Alerting Policies define predictive alerts to ensure compliance to your Service Level Objectives (SLOs) . To create a new Alerting Policy, complete the following steps.
-
Navigate to MENU > Services and find the service you want to add an Alerting Policy.
-
Click on the service to display its details.
-
Select the SLO to which you want to add a new Alerting Policy. If there are no SLOs defined for the service, you must first create a new Service Level objective.
-
In the Alerting Policies section, click CREATE NEW.
-
In the SLI field, select the Service Level Indicator template you want to use. This is just a template, you can modify its parameters as needed for your environment. After selecting an SLI, its description is displayed under the name of the SLI. Click the icon next to the name of the SLI to display its YAML configuration.
-
Enter the BURN RATE THRESHOLD above which you want to alert.
-
Enter the time-frame for which to calculate the burn rate threshold into the PRIMARY LOOKBACK WINDOW field.
-
(Optional) Configure a CONTROL LOOKBACK WINDOW to ensure that the alert is triggered while the error budget is being consumed.
-
(Optional) To alert only if the burn rate is above the specified threshold for a period, set the ALERT AFTER field. That way you can avoid triggering the alert for short peaks if otherwise the burn rate is normal.
-
Select the SEVERITY of the alert (ticket or page).
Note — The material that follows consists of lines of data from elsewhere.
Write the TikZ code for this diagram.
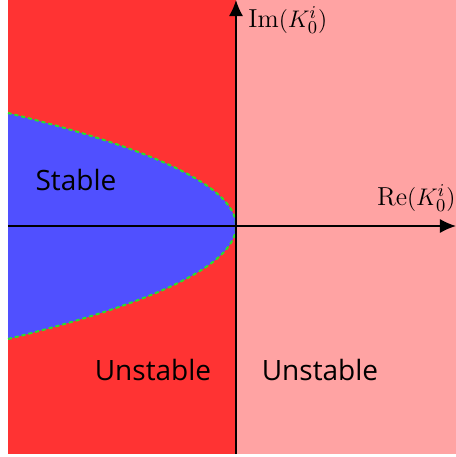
\documentclass[tikz,border=0pt]{standalone}
\usepackage{fontspec}
\setsansfont{Open Sans}
\usetikzlibrary{arrows.meta,positioning}

\definecolor{unstabledark}{RGB}{255,51,51}
\definecolor{unstablelight}{RGB}{255,163,163}
\definecolor{stableblue}{RGB}{80,80,255}
\definecolor{boundgreen}{RGB}{40,225,40}

\begin{document}
\begin{tikzpicture}[
    x=0.5pt, y=0.5pt,
    region/.style={draw=none},
    axis/.style={line width=0.75pt, -{Latex[length=8pt,width=7pt]}},
    boundary/.style={draw=boundgreen, line width=1pt, dash pattern=on 2pt off 1.5pt},
    regionlabel/.style={font=\sffamily\fontsize{14}{16}\selectfont},
    axislabel/.style={font=\fontsize{13}{15}\selectfont, inner sep=0pt}
  ]

  \useasboundingbox (-236,-231) rectangle (220,226);

  % Regions
  \fill[unstabledark] (-228,-228) rectangle (0,226);
  \fill[unstablelight] (0,-228) rectangle (220,226);

  % Stability boundary
  \fill[stableblue] plot[domain=-113:113, samples=80, smooth] ({-0.01786*\x*\x}, \x);
  \draw[boundary] plot[domain=-113:113, samples=80, smooth] ({-0.01786*\x*\x}, \x);

  % Axes
  \coordinate (xstart) at (-228,0);
  \coordinate (xend) at (220,0);
  \coordinate (ystart) at (0,-228);
  \coordinate (yend) at (0,226);
  \draw[axis] (xstart) -- (xend);
  \draw[axis] (ystart) -- (yend);

  % Labels
  \node[axislabel, anchor=west] (imlabel) at (12,206) {$\mathrm{Im}(K_0^i)$};
  \node[axislabel, anchor=east] (relabel) at (220,28) {$\mathrm{Re}(K_0^i)$};
  \node[regionlabel] (stable) at (-160,46) {Stable};
  \node[regionlabel] (unstableleft) at (-83,-144) {Unstable};
  \node[regionlabel] (unstableright) at (84,-144) {Unstable};

\end{tikzpicture}
\end{document}
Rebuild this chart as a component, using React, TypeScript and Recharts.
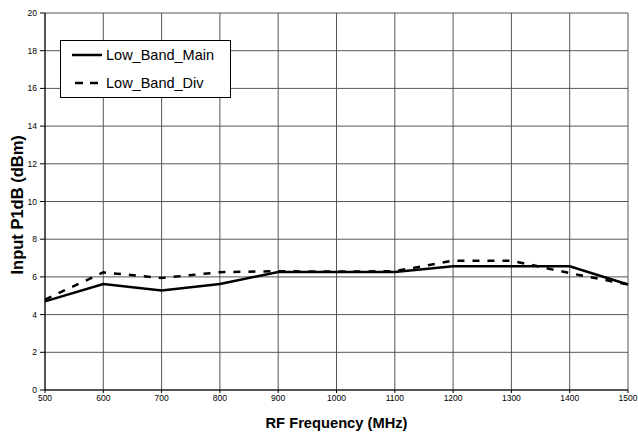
import React from 'react';
import { LineChart, Line, XAxis, YAxis, CartesianGrid } from 'recharts';

const frequencies = [500, 600, 700, 800, 900, 1000, 1100, 1200, 1300, 1400, 1500];
const lowBandMain = [4.7, 5.62, 5.28, 5.62, 6.26, 6.26, 6.26, 6.56, 6.56, 6.56, 5.6];
const lowBandDiv = [4.8, 6.24, 5.94, 6.25, 6.3, 6.28, 6.3, 6.86, 6.86, 6.2, 5.6];
const xTicks = [500, 600, 700, 800, 900, 1000, 1100, 1200, 1300, 1400, 1500];
const yTicks = [0, 2, 4, 6, 8, 10, 12, 14, 16, 18, 20];
const seriesNames = ['Low_Band_Main', 'Low_Band_Div'];

const data = frequencies.map((f, i) => ({ f, main: lowBandMain[i], div: lowBandDiv[i] }));

const font = '"Liberation Sans", Arial, sans-serif';

const LegendBox = () => (
  <svg width={171} height={58} style={{ position: 'absolute', left: 60, top: 40 }}>
    <rect x={0.5} y={0.5} width={170} height={57} fill="#fff" stroke="#000" strokeWidth={1} />
    <line x1={12} x2={42} y1={15} y2={15} stroke="#000" strokeWidth={2.5} />
    <line x1={15} x2={38} y1={43} y2={43} stroke="#000" strokeWidth={2.5} strokeDasharray="8 7" />
    <text x={46} y={20} fontFamily={font} fontSize={14.5} fill="#000">{seriesNames[0]}</text>
    <text x={46} y={48} fontFamily={font} fontSize={14.5} fill="#000">{seriesNames[1]}</text>
  </svg>
);

export default function App() {
  return (
    <div style={{ position: 'absolute', left: 0, top: 0, width: 638, height: 436, background: '#fff' }}>
      <LineChart
        width={638}
        height={436}
        data={data}
        margin={{ top: 13, right: 10, bottom: 0, left: 0 }}
        style={{ fontFamily: font }}
      >
        <CartesianGrid stroke="#555" strokeWidth={1} vertical horizontal />
        <XAxis
          dataKey="f"
          type="number"
          domain={[500, 1500]}
          ticks={xTicks}
          interval={0}
          height={46}
          tickSize={3}
          tickMargin={2}
          stroke="#000"
          tick={{ fill: '#000', fontSize: 8.5, fontFamily: font }}
          label={{
            value: 'RF Frequency (MHz)',
            position: 'insideBottom',
            offset: 8,
            style: { fontSize: 14.7, fontWeight: 'bold', fill: '#000', fontFamily: font },
          }}
        />
        <YAxis
          type="number"
          domain={[0, 20]}
          ticks={yTicks}
          interval={0}
          width={45}
          tickSize={5}
          tickMargin={3}
          stroke="#000"
          tick={{ fill: '#000', fontSize: 8.5, fontFamily: font }}
          label={{
            value: 'Input P1dB (dBm)',
            angle: -90,
            position: 'insideLeft',
            offset: 17,
            dy: 73,
            style: { fontSize: 16.5, fontWeight: 'bold', fill: '#000', fontFamily: font },
          }}
        />
        <Line
          type="linear"
          dataKey="main"
          name={seriesNames[0]}
          stroke="#000"
          strokeWidth={2.5}
          dot={false}
          isAnimationActive={false}
        />
        <Line
          type="linear"
          dataKey="div"
          name={seriesNames[1]}
          stroke="#000"
          strokeWidth={2.5}
          strokeDasharray="7 8"
          dot={false}
          isAnimationActive={false}
        />
      </LineChart>
      <LegendBox />
    </div>
  );
}
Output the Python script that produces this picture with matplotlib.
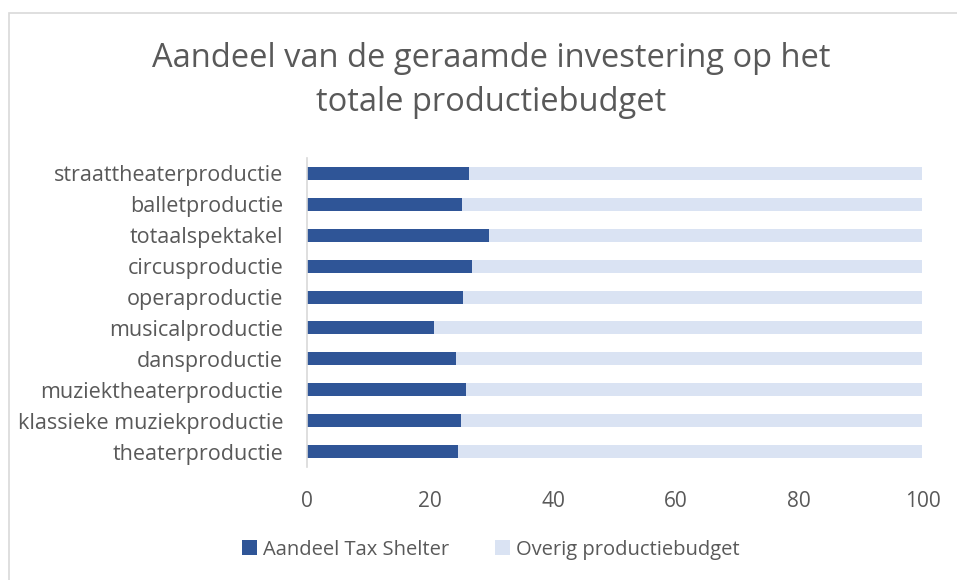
import numpy as np
import matplotlib
matplotlib.use("Agg")
from matplotlib import pyplot as plt
from matplotlib.patches import Rectangle

categories = ["theaterproductie", "klassieke muziekproductie", "muziektheaterproductie",
              "dansproductie", "musicalproductie", "operaproductie", "circusproductie",
              "totaalspektakel", "balletproductie", "straattheaterproductie"]
tax_shelter = [24.5, 25.1, 25.8, 24.3, 20.7, 25.4, 26.9, 29.6, 25.2, 26.4]
overig = [100 - v for v in tax_shelter]
xticks = [0, 20, 40, 60, 80, 100]

dark = "#2F5597"
light = "#DAE3F3"
grey = "#595959"

plt.rcParams['font.family'] = ['Open Sans', 'DejaVu Sans']

fig = plt.figure(figsize=(9.57, 5.8), dpi=100)
# chart border
fig.patches.append(Rectangle((9 / 957, -0.05), 1.1, 1 - 13 / 580 + 0.05, transform=fig.transFigure,
                             fill=False, edgecolor="#D9D9D9", linewidth=1.2))

ax = fig.add_axes([0.3205, 0.1948, 0.6434, 0.5328])
y = np.arange(len(categories))
ax.barh(y, tax_shelter, height=0.42, color=dark, label="Aandeel Tax Shelter")
ax.barh(y, overig, left=tax_shelter, height=0.42, color=light, label="Overig productiebudget")

ax.set_ylim(-0.5, len(categories) - 0.5)
ax.set_xlim(0, 100)
ax.set_yticks(y)
ax.set_yticklabels(categories, fontsize=15.5, color=grey)
ax.set_xticks(xticks)
ax.set_xticklabels([str(t) for t in xticks], fontsize=15, color=grey)
ax.tick_params(axis="both", length=0)
ax.tick_params(axis="y", pad=17)
ax.tick_params(axis="x", pad=17)
for s in ["top", "right", "bottom"]:
    ax.spines[s].set_visible(False)
ax.spines["left"].set_color("#D9D9D9")
ax.spines["left"].set_linewidth(1.2)

fig.text(0.513, 0.861, "Aandeel van de geraamde investering op het\ntotale productiebudget",
         ha="center", va="center", fontsize=23.5, color=grey, linespacing=1.45)

fig.legend(loc="center", bbox_to_anchor=(0.513, 0.052), ncol=2, frameon=False,
           fontsize=14.5, labelcolor=grey, handlelength=0.75, handleheight=0.75,
           handletextpad=0.3, columnspacing=2.3)

fig.savefig("out.png", dpi=100)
You can use this field to route the alert in Prometheus Alertmanager.
-
Enter a NAME for the Alerting Policy, then click CREATE.
CR reference 🔗︎
This section describes the fields of the AlertingPolicy custom resource.
apiVersion: sre.banzaicloud.io/v1alpha1
kind: AlertingPolicy
spec:
burnRate:
conditionMetDuration: 2m0s
lookBackWindow: 1h0m0s
secondaryWindow: 5m0s
severity: page
sloRef:
name: movies-30d-rolling-availability
namespace: backyards-demo
threshold: '14.4'
apiVersion (string) 🔗︎
Must be sre.banzaicloud.io/v1alpha1
kind (string) 🔗︎
Must be AlertingPolicy
spec (object) 🔗︎
The configuration and parameters of the resource.
spec.burnrate (object) 🔗︎
Specifies the burn rate of the alerting policy.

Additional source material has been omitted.